After Losing Her Sight, Legislator Works to Open Center for The Blind in Uganda
Margaret Baba Diri is scrolling through her iPhone, even if it doesn’t seem that way at first.
The screen is dark, and she holds it at her chest, her finger swiping through the pages as an automated voice calls out the names of her apps until she lands on the one she wants.
She is practicing “flicking,” a technique she learned during an eight-week training program this spring at the Carroll Center for the Blind in Newton.
A member of the Ugandan Parliament for more than 20 years, Baba Diri, 64, came to the center to improve her skills and move closer to her goal of opening a center for the blind and visually impaired in Uganda.

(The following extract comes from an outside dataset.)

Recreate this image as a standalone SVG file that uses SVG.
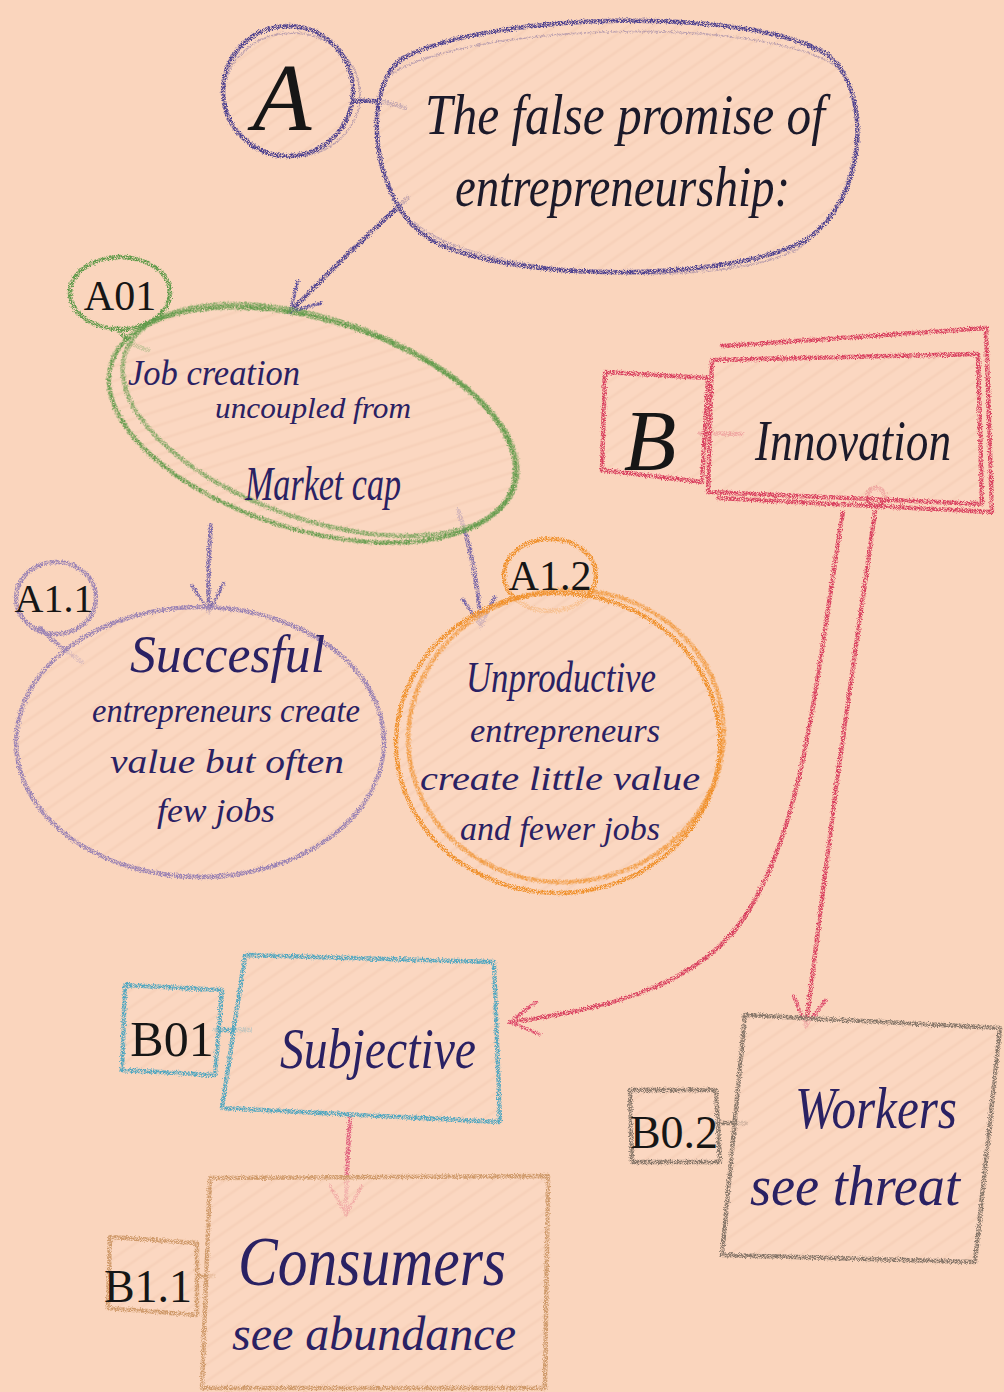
<svg xmlns="http://www.w3.org/2000/svg" width="1004" height="1392" viewBox="0 0 1004 1392">
  <defs>
    <!-- grainy crayon edge -->
    <filter id="crayon" filterUnits="userSpaceOnUse" x="0" y="0" width="1004" height="1392">
      <feTurbulence type="fractalNoise" baseFrequency="0.8" numOctaves="2" seed="4" result="warp"/>
      <feDisplacementMap in="SourceGraphic" in2="warp" scale="4" xChannelSelector="R" yChannelSelector="G" result="rough"/>
      <feTurbulence type="fractalNoise" baseFrequency="1.4" numOctaves="1" seed="9" result="grain"/>
      <feColorMatrix in="grain" type="matrix" values="0 0 0 0 0  0 0 0 0 0  0 0 0 0 0  3.6 0 0 0 -1.1" result="mask"/>
      <feComposite in="rough" in2="mask" operator="in"/>
    </filter>
    <!-- soft diagonal hatching inside shapes -->
    <pattern id="hatch" width="14" height="14" patternUnits="userSpaceOnUse" patternTransform="rotate(-35)">
      <rect width="14" height="14" fill="#fbd8c2"/>
      <line x1="0" y1="4" x2="14" y2="4" stroke="#f3cab2" stroke-width="3" opacity="0.6"/>
    </pattern>
    <marker id="vNavy" viewBox="-32 -20 36 40" markerWidth="36" markerHeight="40" refX="0" refY="0" orient="auto" markerUnits="userSpaceOnUse">
      <path d="M -28 -16 L 0 0 L -28 16" fill="none" stroke="#5b4f9c" stroke-width="3.5" stroke-linecap="round"/>
    </marker>
    <marker id="vPurple" viewBox="-32 -20 36 40" markerWidth="36" markerHeight="40" refX="0" refY="0" orient="auto" markerUnits="userSpaceOnUse">
      <path d="M -28 -16 L 0 0 L -28 16" fill="none" stroke="#7a68a8" stroke-width="3.5" stroke-linecap="round"/>
    </marker>
    <marker id="vRed" viewBox="-32 -20 36 40" markerWidth="36" markerHeight="40" refX="0" refY="0" orient="auto" markerUnits="userSpaceOnUse">
      <path d="M -28 -16 L 0 0 L -28 16" fill="none" stroke="#de4c6c" stroke-width="3.5" stroke-linecap="round"/>
    </marker>
    <style>
      .crayon { fill: none; stroke-width: 4.5; stroke-linecap: round; stroke-linejoin: round; filter: url(#crayon); }
      .ghost { fill: none; stroke-width: 2; opacity: 0.35; filter: url(#crayon); }
      .navy { stroke: #4d418f; }
      .green { stroke: #5e9a48; }
      .mauve { stroke: #9a82b4; }
      .violet { stroke: #7a68a8; }
      .orange { stroke: #f0902c; }
      .red { stroke: #d9415f; }
      .blue { stroke: #4fa6c0; }
      .tan { stroke: #cf9a6a; }
      .grey { stroke: #857568; }
      .pink { stroke: #e0607e; }
      .fillhatch { fill: url(#hatch); stroke: none; opacity: 0.7; }
      .label { font-family: "Liberation Serif", "DejaVu Serif", serif; fill: #161616; text-anchor: middle; }
      .head { font-family: "Liberation Serif", "DejaVu Serif", serif; font-style: italic; fill: #1c1a2a; }
      .body { font-family: "Liberation Serif", "DejaVu Serif", serif; font-style: italic; fill: #2a2163; }
    </style>
  </defs>

  <rect width="1004" height="1392" fill="#fad5bd"/>

  <!-- connectors -->
  <g id="connectors" fill="none">
    <path class="crayon navy" d="M 353 102 Q 378 98 405 108" stroke-width="3.5"/>
    <path class="crayon navy" d="M 408 198 Q 350 250 290 312" stroke-width="3.5" marker-end="url(#vNavy)"/>
    <path class="crayon violet" d="M 211 525 Q 207 570 209 612" stroke-width="3.5" marker-end="url(#vPurple)"/>
    <path class="crayon violet" d="M 458 510 Q 476 560 481 626" stroke-width="3.5" marker-end="url(#vPurple)"/>
    <path class="crayon red" d="M 700 433 L 742 434" stroke-width="3.5"/>
    <circle class="crayon red" cx="876" cy="497" r="9" stroke-width="3.5"/>
    <path class="crayon red" d="M 843 512 C 815 680 805 840 735 930 C 685 990 600 1010 510 1022" stroke-width="3.5" marker-end="url(#vRed)"/>
    <path class="crayon red" d="M 875 512 L 837 780 L 806 1026" stroke-width="3.5" marker-end="url(#vRed)"/>
    <path class="crayon blue" d="M 215 1030 L 250 1030" stroke-width="3.5"/>
    <path class="crayon pink" d="M 350 1118 Q 346 1170 346 1214" stroke-width="3.5" marker-end="url(#vRed)"/>
    <path class="crayon tan" d="M 197 1276 L 214 1276" stroke-width="3.5"/>
    <path class="crayon grey" d="M 718 1123 L 746 1123" stroke-width="3.5"/>
  </g>

  <!-- A: title node -->
  <g id="nodeA">
    <circle class="fillhatch" cx="288" cy="91" r="64"/>
    <circle class="crayon navy" cx="288" cy="91" r="65"/>
    <ellipse class="ghost navy" cx="292" cy="95" rx="68" ry="62"/>
    <text class="label" x="282" y="130" font-size="96" font-style="italic">A</text>
  </g>
  <g id="nodeTitle">
    <path class="fillhatch" d="M 400 60 C 480 12 760 4 832 58 C 872 98 866 200 806 240 C 722 286 480 282 420 232 C 372 192 362 92 400 60 Z"/>
    <path class="crayon navy" d="M 400 60 C 480 12 760 4 832 58 C 872 98 866 200 806 240 C 722 286 480 282 420 232 C 372 192 362 92 400 60 Z"/>
    <path class="ghost navy" d="M 390 75 C 470 22 770 14 842 70 C 870 110 858 210 796 250 C 710 292 470 276 414 222"/>
    <text class="head" x="425" y="134" font-size="58" textLength="400" lengthAdjust="spacingAndGlyphs">The false promise of</text>
    <text class="head" x="455" y="206" font-size="58" textLength="335" lengthAdjust="spacingAndGlyphs">entrepreneurship:</text>
  </g>

  <!-- A01 -->
  <g id="nodeA01">
    <ellipse class="crayon green" cx="120" cy="293" rx="50" ry="36"/>
    <path class="crayon green" d="M 118 328 Q 128 345 148 350" stroke-width="3"/>
    <ellipse class="fillhatch" cx="312" cy="425" rx="208" ry="103" transform="rotate(17 312 425)"/>
    <ellipse class="crayon green" cx="312" cy="425" rx="210" ry="105" transform="rotate(17 312 425)"/>
    <ellipse class="crayon green" cx="320" cy="420" rx="206" ry="100" transform="rotate(19 320 420)" stroke-width="3" opacity="0.8"/>
    <text class="label" x="120" y="310" font-size="42">A01</text>
    <text class="body" x="128" y="385" font-size="36" textLength="172" lengthAdjust="spacingAndGlyphs">Job creation</text>
    <text class="body" x="215" y="418" font-size="30" textLength="196" lengthAdjust="spacingAndGlyphs">uncoupled from</text>
    <text class="body" x="245" y="500" font-size="48" textLength="156" lengthAdjust="spacingAndGlyphs">Market cap</text>
  </g>

  <!-- B -->
  <g id="nodeB">
    <path class="fillhatch" d="M 605 372 L 708 378 L 702 482 L 602 470 Z"/>
    <path class="crayon red" d="M 605 372 L 708 378 L 702 482 L 602 470 Z"/>
    <text class="label" x="650" y="470" font-size="86" font-style="italic">B</text>
  </g>
  <g id="nodeInnovation">
    <path class="crayon red" d="M 722 346 L 986 328 L 992 512 L 718 498" stroke-width="3.5"/>
    <path class="fillhatch" d="M 712 360 L 978 354 L 982 504 L 708 492 Z"/>
    <path class="crayon red" d="M 712 360 L 978 354 L 982 504 L 708 492 Z"/>
    <text class="head" x="755" y="460" font-size="56" textLength="196" lengthAdjust="spacingAndGlyphs">Innovation</text>
  </g>

  <!-- A1.1 -->
  <g id="nodeA11">
    <ellipse class="crayon mauve" cx="56" cy="598" rx="40" ry="36"/>
    <path class="crayon mauve" d="M 40 628 Q 60 648 82 662" stroke-width="3"/>
    <ellipse class="fillhatch" cx="200" cy="742" rx="182" ry="133"/>
    <ellipse class="crayon mauve" cx="200" cy="742" rx="184" ry="135"/>
    <text class="label" x="54" y="612" font-size="40">A1.1</text>
    <text class="body" x="130" y="672" font-size="52" textLength="195" lengthAdjust="spacingAndGlyphs">Succesful</text>
    <text class="body" x="92" y="722" font-size="34" textLength="268" lengthAdjust="spacingAndGlyphs">entrepreneurs create</text>
    <text class="body" x="110" y="773" font-size="34" textLength="234" lengthAdjust="spacingAndGlyphs">value but often</text>
    <text class="body" x="157" y="822" font-size="34" textLength="118" lengthAdjust="spacingAndGlyphs">few jobs</text>
  </g>

  <!-- A1.2 -->
  <g id="nodeA12">
    <ellipse class="crayon orange" cx="550" cy="575" rx="46" ry="36"/>
    <ellipse class="fillhatch" cx="558" cy="743" rx="160" ry="148"/>
    <ellipse class="crayon orange" cx="558" cy="743" rx="162" ry="150"/>
    <ellipse class="crayon orange" cx="566" cy="736" rx="158" ry="146" transform="rotate(-8 566 736)" stroke-width="3" opacity="0.85"/>
    <text class="label" x="550" y="590" font-size="42">A1.2</text>
    <text class="body" x="466" y="692" font-size="44" textLength="190" lengthAdjust="spacingAndGlyphs">Unproductive</text>
    <text class="body" x="470" y="742" font-size="34" textLength="190" lengthAdjust="spacingAndGlyphs">entrepreneurs</text>
    <text class="body" x="420" y="790" font-size="34" textLength="280" lengthAdjust="spacingAndGlyphs">create little value</text>
    <text class="body" x="460" y="840" font-size="34" textLength="200" lengthAdjust="spacingAndGlyphs">and fewer jobs</text>
  </g>

  <!-- B01 -->
  <g id="nodeB01">
    <path class="fillhatch" d="M 125 985 L 222 990 L 215 1075 L 122 1070 Z"/>
    <path class="crayon blue" d="M 125 985 L 222 990 L 215 1075 L 122 1070 Z"/>
    <text class="label" x="172" y="1056" font-size="50">B01</text>
  </g>
  <g id="nodeSubjective">
    <path class="fillhatch" d="M 245 955 L 494 962 L 500 1122 L 222 1108 Z"/>
    <path class="crayon blue" d="M 245 955 L 494 962 L 500 1122 L 222 1108 Z"/>
    <text class="body" x="280" y="1068" font-size="58" textLength="196" lengthAdjust="spacingAndGlyphs">Subjective</text>
  </g>

  <!-- B1.1 -->
  <g id="nodeB11">
    <path class="fillhatch" d="M 110 1237 L 197 1243 L 197 1315 L 108 1308 Z"/>
    <path class="crayon tan" d="M 110 1237 L 197 1243 L 197 1315 L 108 1308 Z"/>
    <text class="label" x="148" y="1302" font-size="46">B1.1</text>
  </g>
  <g id="nodeConsumers">
    <path class="fillhatch" d="M 210 1178 L 548 1176 L 545 1388 L 202 1388 Z"/>
    <path class="crayon tan" d="M 210 1178 L 548 1176 L 545 1388 L 202 1388 Z"/>
    <text class="body" x="238" y="1285" font-size="70" textLength="268" lengthAdjust="spacingAndGlyphs">Consumers</text>
    <text class="body" x="232" y="1350" font-size="48" textLength="284" lengthAdjust="spacingAndGlyphs">see abundance</text>
  </g>

  <!-- B0.2 -->
  <g id="nodeB02">
    <path class="fillhatch" d="M 630 1090 L 716 1090 L 720 1162 L 632 1162 Z"/>
    <path class="crayon grey" d="M 630 1090 L 716 1090 L 720 1162 L 632 1162 Z"/>
    <text class="label" x="674" y="1148" font-size="46">B0.2</text>
  </g>
  <g id="nodeWorkers">
    <path class="fillhatch" d="M 745 1015 L 1000 1028 L 975 1262 L 722 1255 Z"/>
    <path class="crayon grey" d="M 745 1015 L 1000 1028 L 975 1262 L 722 1255 Z"/>
    <text class="body" x="795" y="1128" font-size="60" textLength="162" lengthAdjust="spacingAndGlyphs">Workers</text>
    <text class="body" x="750" y="1205" font-size="56" textLength="210" lengthAdjust="spacingAndGlyphs">see threat</text>
  </g>
</svg>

She hopes to model many aspects of the Carroll Center’s program, she said, especially the close relationship instructors build with students.
“We’re not here for competition,” she said. “We are all growing at our own pace.”
Baba Diri has a gentle, natural smile — the kind that tells you she doesn’t smile just to be polite. She smiles most when she talks about things that bring her joy, like her woodworking classes at the Carroll Center, or her daughter, Susan, who works as her guide, or the land she has set aside in her home district of Koboko for a center for the blind.
The Ugandan Parliament sponsored Baba Diri’s visit, as it did when she completed a shorter computer training course at the center last May.